Perhaps never before has a tourist resort achieved such publicity without actually doing anything. René Dahinden came back to lead the search. Newspaper and radio reporters flocked around, and a tide of delighted stories rolled round the world touching Sweden, India, New Zealand and points between. No matter that the provincial Centennial Committee turned down the whole project and the "hunt" never took place. Public attention remained focused on the Sasquatch for months, with the news media doing their own digging to come up with fresh angles to keep the subject alive. In the process they dug up some stories that didn't fit the accepted pattern.

The Sasquatch with which Mr. Burns' readers were familiar were basically giant Indians. Although avoiding civilization, they had clothes, fire, weapons and the like, and lived in villages. They were called hairy giants it is true, but this was taken to mean that they had long hair on their heads, something along the lines of today's hippies.

William Roe, of Cloverdale, B.C., claimed to have seen something quite different. He described a six-foot female weighing somewhere near three hundred pounds and covered from head to foot with dark brown, silver-tipped hair less than an inch in length. This creature, which he had encountered in a mountain clearing in the Fall of 1955, made a meal of leaves which it stripped off a bush with its teeth. It wore no clothes.
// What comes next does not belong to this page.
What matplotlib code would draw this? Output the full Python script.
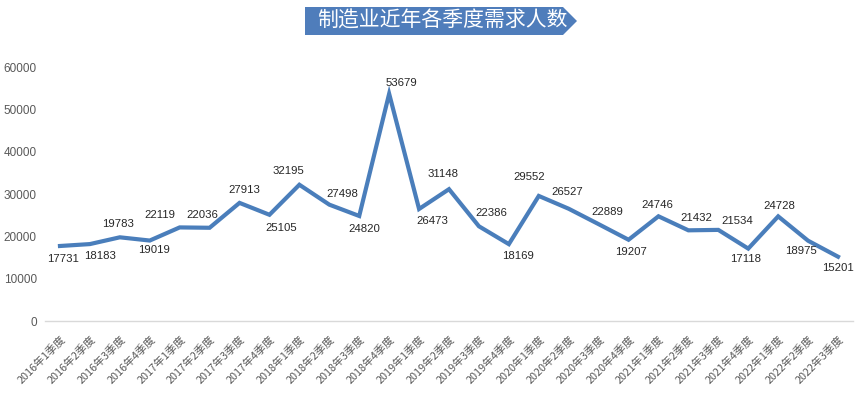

Following its tracks, he could find no sign that it had any tools or weapons. It slept on the ground with-out shelter. He was left in doubt whether it was animal or human.

Publication of his story brought him a letter from Albert Ostman, of Fort Langley, who claimed to have been carried off by one of the creatures, and to have spent several days with four of them in an alpine valley, He described in detail a mature male and female, a young male and an adolescent female. All were clothed only in short hair and the big male was eight feet tall and very heavy. He thought that they were some sort of humans, but they lived on roots and leaves.

Certainly these were not the Sasquatch of the earlier newspaper and magazine stories. Nor were they characters from Indian legends. The men concerned were not Indians and they claimed to have been personally involved in the events they described. Mr. Roe's experience had taken place only two years before.